§ Exercise objective: No images are to be carried over; print all other material exactly as it stands.

§ Data lines:
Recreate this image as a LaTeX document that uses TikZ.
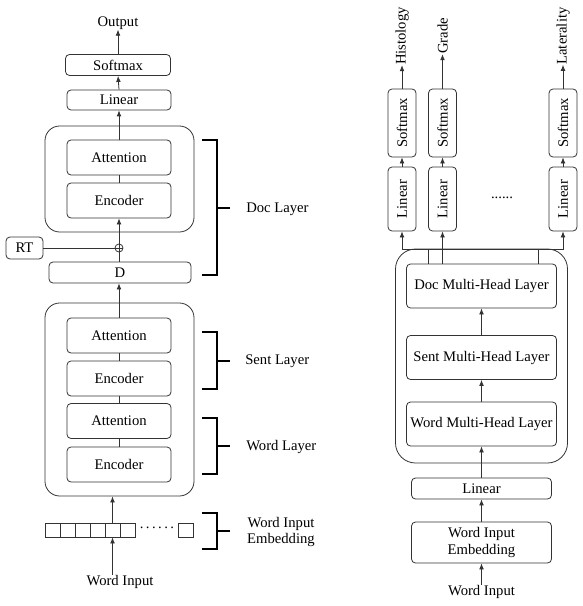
\documentclass[tikz,border=0pt]{standalone}
\usepackage{fontspec}
\setmainfont{Liberation Serif}
\usetikzlibrary{calc}
\usetikzlibrary{positioning}
\usetikzlibrary{arrows.meta}
\newcommand{\lineColor}{black!80}
\newcommand{\lw}{0.6pt}
\newcommand{\txt}{\fontsize{11}{12.5}\selectfont}
\tikzset{sz/.style 2 args = {minimum width=#1*0.75pt, minimum height=#2*0.75pt}}
\tikzset{block/.style = {draw=\lineColor, line width=\lw, rounded corners=3pt, inner sep=0pt, font=\txt, align=center}}
\tikzset{outerBlock/.style = {draw=\lineColor, line width=\lw, rounded corners=#1, inner sep=0pt}}
\tikzset{cell/.style = {draw=\lineColor, line width=\lw, inner sep=0pt, sz={15}{14}}}
\tikzset{link/.style = {-{Latex[length=4.5pt,width=3.6pt]}, line width=\lw, \lineColor}}
\tikzset{plainLink/.style = {line width=\lw, \lineColor}}
\tikzset{layerBracket/.style = {line width=0.9pt, black}}
\tikzset{plainText/.style = {inner sep=0pt, font=\txt, align=center}}

\begin{document}
\begin{tikzpicture}[x=0.75pt, y=-0.75pt]
    \useasboundingbox (0,0) rectangle (582,606);

    \begin{scope}
        \node[outerBlock=11pt, sz={149}{106}] (docL) at (119.5,179) {};
        \node[outerBlock=11pt, sz={149}{193}] (wordL) at (119.5,399.5) {};

        \node[plainText] (outL) at (118,23) {Output};
        \node[block, sz={105}{21}] (smL) at (118,65) {Softmax};
        \node[block, sz={104}{20}] (linL) at (119,100) {Linear};
        \node[block, sz={104}{35}] (attD) at (119,157.5) {Attention};
        \node[block, sz={104}{35}] (encD) at (119,200.5) {Encoder};
        \node[block, sz={37}{22}] (rt) at (24.5,248) {RT};
        \node[draw=\lineColor, line width=\lw, circle, inner sep=0pt, minimum size=6pt] (sum) at (119,248) {};
        \node[block, sz={142}{21}] (d) at (120,272.5) {D};

        \foreach \n/\y/\t in {attS/335.5/Attention, encS/378.5/Encoder,
                attW/421/Attention, encW/464.5/Encoder}
        {
            \node[block, sz={104}{35}] (\n) at (119,\y) {\t};
        }

        \foreach \i in {1,...,6}
        {
            \node[cell] (e\i) at (37.5+15*\i,530) {};
        }
        \node[cell] (eN) at (186,530) {};
        \node[plainText] (dotsL) at (157,528) {.\,.\,.\,.\,.\,.};
        \node[plainText] (winL) at (120,582) {Word Input};

        \draw[link] (smL.north) -- (outL.south);
        \draw[link] (linL.north) -- (smL.south);
        \draw[link] (attD.north) -- (linL.south);
        \draw[plainLink] (encD.north) -- (attD.south);
        \draw[link] (d.north -| sum) -- (encD.south -| sum);
        \draw[plainLink] (rt.east) -- (sum.east);
        \draw[link] (attS.north) -- (d.south -| attS);
        \draw[plainLink] (encS.north) -- (attS.south);
        \draw[plainLink] (attW.north) -- (encS.south);
        \draw[plainLink] (encW.north) -- (attW.south);
        \draw[link] (e5.north) -- (e5 |- wordL.south);
        \draw[link] (winL.north -| e5) -- (e5.south);

        \foreach \top/\bot/\mid in {140/275/208, 332/389/361, 418/474/446, 513/549/531}
        {
            \draw[layerBracket] (202,\top) -- (217,\top) -- (217,\bot) -- (202,\bot);
            \draw[layerBracket] (217,\mid) -- (230,\mid);
        }
        \node[plainText, anchor=west] (docLbl) at (246,209) {Doc Layer};
        \node[plainText, anchor=west] (sentLbl) at (245,361) {Sent Layer};
        \node[plainText, anchor=west] (wordLbl) at (246,447) {Word Layer};
        \node[plainText] (embLbl) at (281,532) {Word Input\\Embedding};
    \end{scope}

    \begin{scope}
        \node[outerBlock=15pt, sz={172}{214}] (mhR) at (481.5,356) {};

        \foreach \n/\y/\t in {docR/286/Doc, sentR/357.5/Sent, wordR/424/Word}
        {
            \node[block, sz={150}{44}] (\n) at (481.5,\y) {\t\ Multi-Head Layer};
        }
        \node[block, sz={140}{21}] (linR) at (481.5,488.5) {Linear};
        \node[block, sz={140}{41}] (embR) at (481.5,542.5) {Word Input\\Embedding};
        \node[plainText] (winR) at (481.5,592) {Word Input};

        \foreach \k/\x/\t in {1/402/Histology, 2/442.5/Grade, 3/563/Laterality}
        {
            \node[block, rotate=90, sz={64}{28}] (lin\k) at (\x,199) {Linear};
            \node[block, rotate=90, sz={68}{28}] (sm\k) at (\x,123) {Softmax};
            \node[plainText, rotate=90] (lab\k) at (\x,36) {\t};
            \draw[link] (lin\k.east) -- (sm\k.west);
            \draw[link] (sm\k.east) -- (lab\k.west);
        }
        \node[plainText] (dotsR) at (502,198) {......};

        \coordinate (b1) at (428,249);
        \coordinate (b3) at (538,249);
        \draw[link] (b1 |- docR.north) -- (b1) -| (lin1.west);
        \draw[link] (docR.north -| lin2) -- (lin2.west);
        \draw[link] (b3 |- docR.north) -- (b3) -| (lin3.west);
        \draw[plainLink] (b1) -- (b3);

        \draw[link] (winR.north) -- (embR.south);
        \draw[link] (embR.north) -- (linR.south);
        \draw[link] (linR.north) -- (wordR.south);
        \draw[link] (wordR.north) -- (sentR.south);
        \draw[link] (sentR.north) -- (docR.south);
    \end{scope}
\end{tikzpicture}
\end{document}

§ Task result:
Recreate this image as a LaTeX document that uses TikZ.
\documentclass[tikz,border=0pt]{standalone}
\usepackage{fontspec}
\setmainfont{Liberation Serif}
\usetikzlibrary{calc}
\usetikzlibrary{positioning}
\usetikzlibrary{arrows.meta}
\newcommand{\lineColor}{black!80}
\newcommand{\lw}{0.6pt}
\newcommand{\txt}{\fontsize{11}{12.5}\selectfont}
\tikzset{sz/.style 2 args = {minimum width=#1*0.75pt, minimum height=#2*0.75pt}}
\tikzset{block/.style = {draw=\lineColor, line width=\lw, rounded corners=3pt, inner sep=0pt, font=\txt, align=center}}
\tikzset{outerBlock/.style = {draw=\lineColor, line width=\lw, rounded corners=#1, inner sep=0pt}}
\tikzset{cell/.style = {draw=\lineColor, line width=\lw, inner sep=0pt, sz={15}{14}}}
\tikzset{link/.style = {-{Latex[length=4.5pt,width=3.6pt]}, line width=\lw, \lineColor}}
\tikzset{plainLink/.style = {line width=\lw, \lineColor}}
\tikzset{layerBracket/.style = {line width=0.9pt, black}}
\tikzset{plainText/.style = {inner sep=0pt, font=\txt, align=center}}

\begin{document}
\begin{tikzpicture}[x=0.75pt, y=-0.75pt]
    \useasboundingbox (0,0) rectangle (582,606);

    \begin{scope}
        \node[outerBlock=11pt, sz={149}{106}] (docL) at (119.5,179) {};
        \node[outerBlock=11pt, sz={149}{193}] (wordL) at (119.5,399.5) {};

        \node[plainText] (outL) at (118,23) {Output};
        \node[block, sz={105}{21}] (smL) at (118,65) {Softmax};
        \node[block, sz={104}{20}] (linL) at (119,100) {Linear};
        \node[block, sz={104}{35}] (attD) at (119,157.5) {Attention};
        \node[block, sz={104}{35}] (encD) at (119,200.5) {Encoder};
        \node[block, sz={37}{22}] (rt) at (24.5,248) {RT};
        \node[draw=\lineColor, line width=\lw, circle, inner sep=0pt, minimum size=6pt] (sum) at (119,248) {};
        \node[block, sz={142}{21}] (d) at (120,272.5) {D};

        \foreach \n/\y/\t in {attS/335.5/Attention, encS/378.5/Encoder,
                attW/421/Attention, encW/464.5/Encoder}
        {
            \node[block, sz={104}{35}] (\n) at (119,\y) {\t};
        }

        \foreach \i in {1,...,6}
        {
            \node[cell] (e\i) at (37.5+15*\i,530) {};
        }
        \node[cell] (eN) at (186,530) {};
        \node[plainText] (dotsL) at (157,528) {.\,.\,.\,.\,.\,.};
        \node[plainText] (winL) at (120,582) {Word Input};

        \draw[link] (smL.north) -- (outL.south);
        \draw[link] (linL.north) -- (smL.south);
        \draw[link] (attD.north) -- (linL.south);
        \draw[plainLink] (encD.north) -- (attD.south);
        \draw[link] (d.north -| sum) -- (encD.south -| sum);
        \draw[plainLink] (rt.east) -- (sum.east);
        \draw[link] (attS.north) -- (d.south -| attS);
        \draw[plainLink] (encS.north) -- (attS.south);
        \draw[plainLink] (attW.north) -- (encS.south);
        \draw[plainLink] (encW.north) -- (attW.south);
        \draw[link] (e5.north) -- (e5 |- wordL.south);
        \draw[link] (winL.north -| e5) -- (e5.south);

        \foreach \top/\bot/\mid in {140/275/208, 332/389/361, 418/474/446, 513/549/531}
        {
            \draw[layerBracket] (202,\top) -- (217,\top) -- (217,\bot) -- (202,\bot);
            \draw[layerBracket] (217,\mid) -- (230,\mid);
        }
        \node[plainText, anchor=west] (docLbl) at (246,209) {Doc Layer};
        \node[plainText, anchor=west] (sentLbl) at (245,361) {Sent Layer};
        \node[plainText, anchor=west] (wordLbl) at (246,447) {Word Layer};
        \node[plainText] (embLbl) at (281,532) {Word Input\\Embedding};
    \end{scope}

    \begin{scope}
        \node[outerBlock=15pt, sz={172}{214}] (mhR) at (481.5,356) {};

        \foreach \n/\y/\t in {docR/286/Doc, sentR/357.5/Sent, wordR/424/Word}
        {
            \node[block, sz={150}{44}] (\n) at (481.5,\y) {\t\ Multi-Head Layer};
        }
        \node[block, sz={140}{21}] (linR) at (481.5,488.5) {Linear};
        \node[block, sz={140}{41}] (embR) at (481.5,542.5) {Word Input\\Embedding};
        \node[plainText] (winR) at (481.5,592) {Word Input};

        \foreach \k/\x/\t in {1/402/Histology, 2/442.5/Grade, 3/563/Laterality}
        {
            \node[block, rotate=90, sz={64}{28}] (lin\k) at (\x,199) {Linear};
            \node[block, rotate=90, sz={68}{28}] (sm\k) at (\x,123) {Softmax};
            \node[plainText, rotate=90] (lab\k) at (\x,36) {\t};
            \draw[link] (lin\k.east) -- (sm\k.west);
            \draw[link] (sm\k.east) -- (lab\k.west);
        }
        \node[plainText] (dotsR) at (502,198) {......};

        \coordinate (b1) at (428,249);
        \coordinate (b3) at (538,249);
        \draw[link] (b1 |- docR.north) -- (b1) -| (lin1.west);
        \draw[link] (docR.north -| lin2) -- (lin2.west);
        \draw[link] (b3 |- docR.north) -- (b3) -| (lin3.west);
        \draw[plainLink] (b1) -- (b3);

        \draw[link] (winR.north) -- (embR.south);
        \draw[link] (embR.north) -- (linR.south);
        \draw[link] (linR.north) -- (wordR.south);
        \draw[link] (wordR.north) -- (sentR.south);
        \draw[link] (sentR.north) -- (docR.south);
    \end{scope}
\end{tikzpicture}
\end{document}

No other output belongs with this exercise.